- Source material:
* * *
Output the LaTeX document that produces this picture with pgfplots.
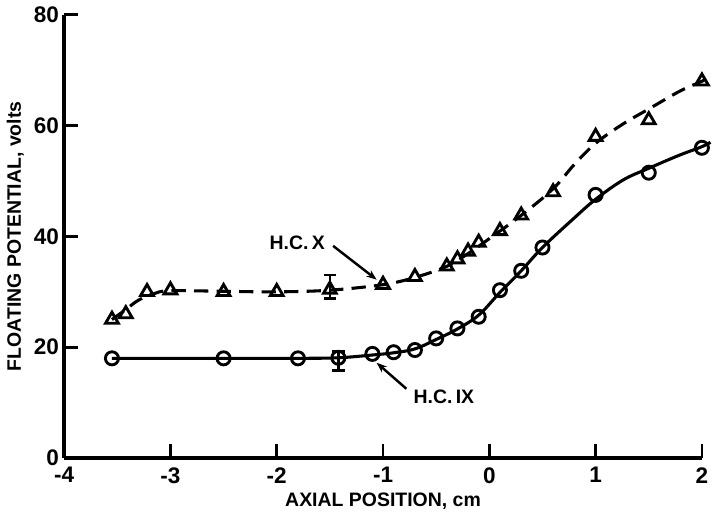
\documentclass[border=0pt]{standalone}
\usepackage{fontspec}
\setmainfont{Liberation Sans}
\usepackage{pgfplots}
\pgfplotsset{compat=1.18}
\usetikzlibrary{arrows.meta}
\begin{document}
\begin{tikzpicture}
\begin{axis}[
  scale only axis, width=311.5pt, height=216.5pt,
  xmin=-4, xmax=2, ymin=0, ymax=80,
  axis x line*=bottom, axis y line*=left,
  axis line style={line width=1.6pt, -},
  xtick={-4,-3,-2,-1,0,1,2}, ytick={0,20,40,60,80},
  tick align=inside, major tick length=7pt,
  tick style={line width=1.3pt, black},
  /pgf/number format/assume math mode=true,
  ticklabel style={font=\bfseries\fontsize{11}{11}\selectfont},
  xticklabel style={yshift=-1pt},
  yticklabel style={xshift=1pt},
  xlabel={\bfseries AXIAL POSITION, cm},
  ylabel={\bfseries FLOATING POTENTIAL, volts},
  label style={font=\fontsize{9.5}{10}\selectfont},
  xlabel style={yshift=2pt},
  ylabel style={yshift=-2pt},
  clip=false,
]
% fitted curves
\addplot[black, line width=1.5pt, dash pattern=on 7pt off 4pt, smooth, tension=0.6, mark=none]
  coordinates {
  (-3.55,25) (-3.42,26.8) (-3.3,28.5) (-3.15,29.7) (-3.0,30.2) (-2.5,30.1) (-2.0,30)
  (-1.5,30.3) (-1.0,31.3) (-0.7,32.6) (-0.4,34.6) (-0.2,36.9) (0,39.6) (0.3,43.8)
  (0.6,48.6) (0.8,53) (1.0,56.8) (1.25,60.2) (1.5,63) (1.8,66.3) (2.0,68) (2.06,68.8)
  };
\addplot[black, line width=1.5pt, smooth, tension=0.6, mark=none]
  coordinates {
  (-3.55,18) (-2.5,18) (-1.8,18) (-1.42,18.1) (-1.1,18.6) (-0.9,19) (-0.7,19.7)
  (-0.5,21.4) (-0.3,23.3) (-0.1,25.8) (0.1,29.9) (0.3,33.8) (0.5,38) (0.78,43)
  (1.0,46.7) (1.26,50.2) (1.5,52.3) (1.78,54.6) (2.0,56.2) (2.08,57)
  };
% H.C. X data (triangles)
\addplot[black, only marks, mark=triangle, mark size=3.6pt,
  mark options={solid, fill=white, line width=1.4pt}]
  coordinates {
  (-3.55,25) (-3.42,26) (-3.22,30) (-3.0,30.3) (-2.5,30) (-2.0,30) (-1.5,30.4)
  (-1.0,31.3) (-0.7,32.7) (-0.4,34.6) (-0.3,35.9) (-0.2,37.3) (-0.1,38.9)
  (0.1,41) (0.3,43.8) (0.6,48) (1.0,58) (1.5,61) (2.0,68)
  };
% H.C. IX data (circles)
\addplot[black, only marks, mark=o, mark size=3.2pt,
  mark options={solid, fill=white, line width=1.4pt}]
  coordinates {
  (-3.55,18) (-2.5,18) (-1.8,18) (-1.42,18.1) (-1.1,18.8) (-0.9,19.1) (-0.7,19.5)
  (-0.5,21.6) (-0.3,23.4) (-0.1,25.5) (0.1,30.3) (0.3,33.8) (0.5,38)
  (1.0,47.5) (1.5,51.5) (2.0,56)
  };
% error bars
\addplot[draw=none, mark=none, forget plot,
  error bars/.cd, y dir=both, y explicit,
  error bar style={black, solid, line width=1.2pt},
  error mark options={black, rotate=90, mark size=3pt, line width=1.2pt}]
  coordinates {(-1.5,30.9) +- (0,2.1)};
\addplot[draw=none, mark=none, forget plot,
  error bars/.cd, y dir=both, y explicit,
  error bar style={black, solid, line width=1.2pt},
  error mark options={black, rotate=90, mark size=3pt, line width=1.2pt}]
  coordinates {(-1.42,17.5) +- (0,1.7)};
% annotations
\node[font=\bfseries\fontsize{9.5}{9.5}\selectfont, anchor=east] at (axis cs:-1.48,38.8) {H.C.\,X};
\draw[line width=1.2pt, -{Stealth[length=5pt]}] (axis cs:-1.47,38.3) -- (axis cs:-1.06,32.2);
\node[font=\bfseries\fontsize{9.5}{9.5}\selectfont, anchor=west] at (axis cs:-0.78,11.0) {H.C.\,IX};
\draw[line width=1.2pt, -{Stealth[length=5pt]}] (axis cs:-0.78,12.5) -- (axis cs:-1.06,17.2);
\end{axis}
\end{tikzpicture}
\end{document}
* * *
- Exercise directions:
Omit any images, then output the listing exactly.

- Result:
Output the LaTeX document that produces this picture with pgfplots.
\documentclass[border=0pt]{standalone}
\usepackage{fontspec}
\setmainfont{Liberation Sans}
\usepackage{pgfplots}
\pgfplotsset{compat=1.18}
\usetikzlibrary{arrows.meta}
\begin{document}
\begin{tikzpicture}
\begin{axis}[
  scale only axis, width=311.5pt, height=216.5pt,
  xmin=-4, xmax=2, ymin=0, ymax=80,
  axis x line*=bottom, axis y line*=left,
  axis line style={line width=1.6pt, -},
  xtick={-4,-3,-2,-1,0,1,2}, ytick={0,20,40,60,80},
  tick align=inside, major tick length=7pt,
  tick style={line width=1.3pt, black},
  /pgf/number format/assume math mode=true,
  ticklabel style={font=\bfseries\fontsize{11}{11}\selectfont},
  xticklabel style={yshift=-1pt},
  yticklabel style={xshift=1pt},
  xlabel={\bfseries AXIAL POSITION, cm},
  ylabel={\bfseries FLOATING POTENTIAL, volts},
  label style={font=\fontsize{9.5}{10}\selectfont},
  xlabel style={yshift=2pt},
  ylabel style={yshift=-2pt},
  clip=false,
]
% fitted curves
\addplot[black, line width=1.5pt, dash pattern=on 7pt off 4pt, smooth, tension=0.6, mark=none]
  coordinates {
  (-3.55,25) (-3.42,26.8) (-3.3,28.5) (-3.15,29.7) (-3.0,30.2) (-2.5,30.1) (-2.0,30)
  (-1.5,30.3) (-1.0,31.3) (-0.7,32.6) (-0.4,34.6) (-0.2,36.9) (0,39.6) (0.3,43.8)
  (0.6,48.6) (0.8,53) (1.0,56.8) (1.25,60.2) (1.5,63) (1.8,66.3) (2.0,68) (2.06,68.8)
  };
\addplot[black, line width=1.5pt, smooth, tension=0.6, mark=none]
  coordinates {
  (-3.55,18) (-2.5,18) (-1.8,18) (-1.42,18.1) (-1.1,18.6) (-0.9,19) (-0.7,19.7)
  (-0.5,21.4) (-0.3,23.3) (-0.1,25.8) (0.1,29.9) (0.3,33.8) (0.5,38) (0.78,43)
  (1.0,46.7) (1.26,50.2) (1.5,52.3) (1.78,54.6) (2.0,56.2) (2.08,57)
  };
% H.C. X data (triangles)
\addplot[black, only marks, mark=triangle, mark size=3.6pt,
  mark options={solid, fill=white, line width=1.4pt}]
  coordinates {
  (-3.55,25) (-3.42,26) (-3.22,30) (-3.0,30.3) (-2.5,30) (-2.0,30) (-1.5,30.4)
  (-1.0,31.3) (-0.7,32.7) (-0.4,34.6) (-0.3,35.9) (-0.2,37.3) (-0.1,38.9)
  (0.1,41) (0.3,43.8) (0.6,48) (1.0,58) (1.5,61) (2.0,68)
  };
% H.C. IX data (circles)
\addplot[black, only marks, mark=o, mark size=3.2pt,
  mark options={solid, fill=white, line width=1.4pt}]
  coordinates {
  (-3.55,18) (-2.5,18) (-1.8,18) (-1.42,18.1) (-1.1,18.8) (-0.9,19.1) (-0.7,19.5)
  (-0.5,21.6) (-0.3,23.4) (-0.1,25.5) (0.1,30.3) (0.3,33.8) (0.5,38)
  (1.0,47.5) (1.5,51.5) (2.0,56)
  };
% error bars
\addplot[draw=none, mark=none, forget plot,
  error bars/.cd, y dir=both, y explicit,
  error bar style={black, solid, line width=1.2pt},
  error mark options={black, rotate=90, mark size=3pt, line width=1.2pt}]
  coordinates {(-1.5,30.9) +- (0,2.1)};
\addplot[draw=none, mark=none, forget plot,
  error bars/.cd, y dir=both, y explicit,
  error bar style={black, solid, line width=1.2pt},
  error mark options={black, rotate=90, mark size=3pt, line width=1.2pt}]
  coordinates {(-1.42,17.5) +- (0,1.7)};
% annotations
\node[font=\bfseries\fontsize{9.5}{9.5}\selectfont, anchor=east] at (axis cs:-1.48,38.8) {H.C.\,X};
\draw[line width=1.2pt, -{Stealth[length=5pt]}] (axis cs:-1.47,38.3) -- (axis cs:-1.06,32.2);
\node[font=\bfseries\fontsize{9.5}{9.5}\selectfont, anchor=west] at (axis cs:-0.78,11.0) {H.C.\,IX};
\draw[line width=1.2pt, -{Stealth[length=5pt]}] (axis cs:-0.78,12.5) -- (axis cs:-1.06,17.2);
\end{axis}
\end{tikzpicture}
\end{document}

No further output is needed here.